[Plotting code records]
<<<<
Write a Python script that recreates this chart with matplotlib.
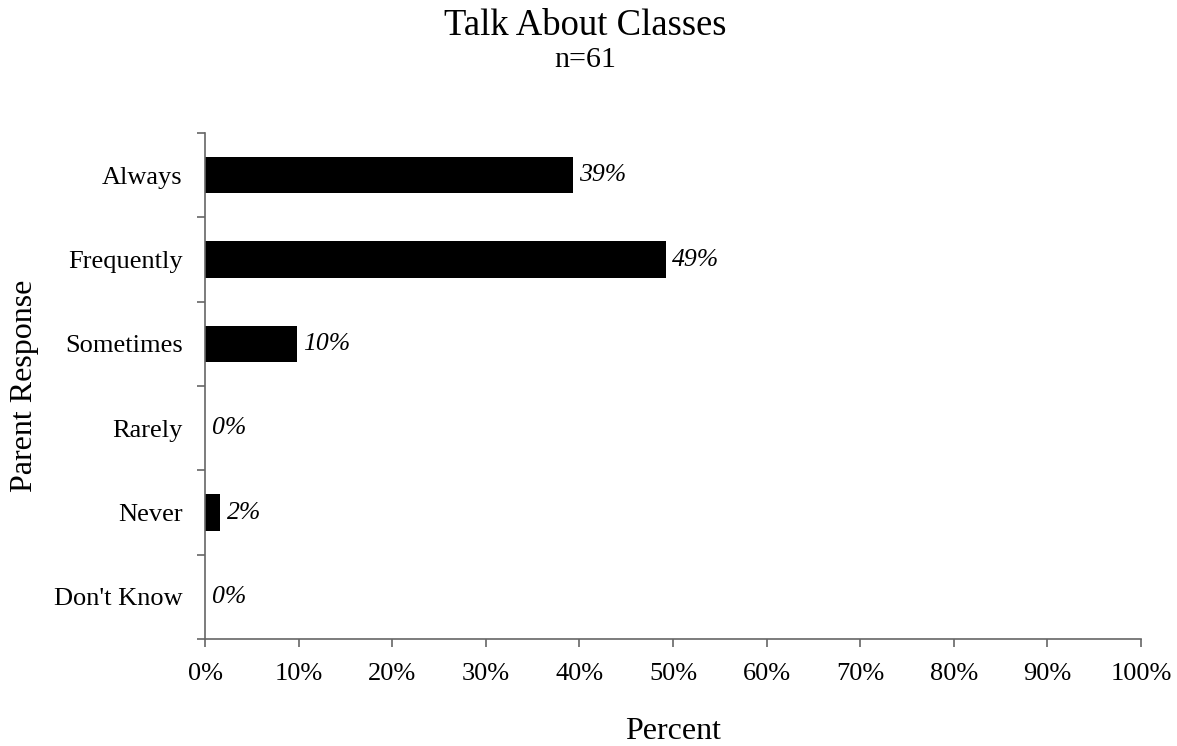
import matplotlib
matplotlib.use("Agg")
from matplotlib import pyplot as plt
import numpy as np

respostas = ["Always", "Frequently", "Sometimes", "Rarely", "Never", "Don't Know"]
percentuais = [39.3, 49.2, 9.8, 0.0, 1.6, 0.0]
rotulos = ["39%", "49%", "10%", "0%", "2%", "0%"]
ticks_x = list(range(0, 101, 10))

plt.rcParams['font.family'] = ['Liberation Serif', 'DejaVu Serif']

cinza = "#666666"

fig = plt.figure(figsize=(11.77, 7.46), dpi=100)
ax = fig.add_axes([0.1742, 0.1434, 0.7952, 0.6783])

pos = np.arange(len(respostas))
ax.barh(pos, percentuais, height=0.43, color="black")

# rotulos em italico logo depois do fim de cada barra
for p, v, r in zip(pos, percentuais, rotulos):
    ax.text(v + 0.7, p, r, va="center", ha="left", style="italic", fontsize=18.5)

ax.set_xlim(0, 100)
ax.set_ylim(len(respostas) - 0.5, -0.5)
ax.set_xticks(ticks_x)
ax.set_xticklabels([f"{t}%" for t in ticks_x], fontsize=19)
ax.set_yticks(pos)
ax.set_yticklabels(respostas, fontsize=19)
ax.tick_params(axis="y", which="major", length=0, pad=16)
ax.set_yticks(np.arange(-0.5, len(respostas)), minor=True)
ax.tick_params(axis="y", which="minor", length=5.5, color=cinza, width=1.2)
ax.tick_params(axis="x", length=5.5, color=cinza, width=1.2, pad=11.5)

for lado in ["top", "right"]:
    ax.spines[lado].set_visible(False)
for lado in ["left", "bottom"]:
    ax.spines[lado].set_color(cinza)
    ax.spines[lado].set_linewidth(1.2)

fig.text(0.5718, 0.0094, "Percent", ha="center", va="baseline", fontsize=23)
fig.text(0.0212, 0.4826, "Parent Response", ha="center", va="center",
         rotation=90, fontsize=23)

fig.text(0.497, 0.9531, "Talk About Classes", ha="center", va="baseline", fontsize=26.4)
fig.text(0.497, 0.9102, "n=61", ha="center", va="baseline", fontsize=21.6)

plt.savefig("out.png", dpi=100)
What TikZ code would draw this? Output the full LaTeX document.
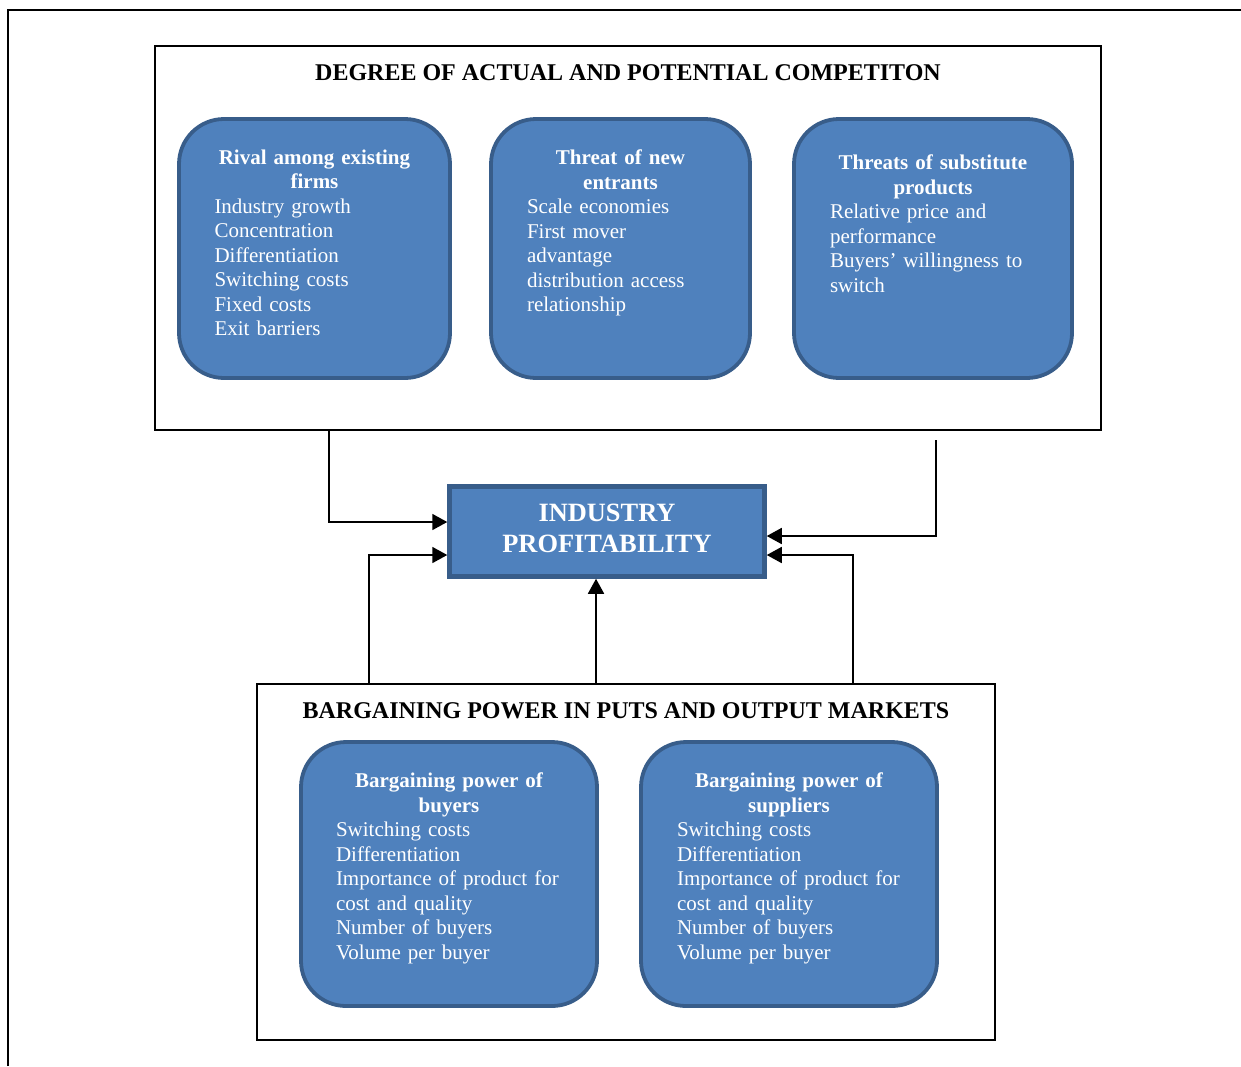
>>>>
- **STATED GOAL**:
Starting at the first line of the entries, restate word for word everything through the line that holds "import numpy as np", both ends included, but omit any pictures.

- **CORRECT OUTPUT**:
Write a Python script that recreates this chart with matplotlib.
import matplotlib
matplotlib.use("Agg")
from matplotlib import pyplot as plt
import numpy as np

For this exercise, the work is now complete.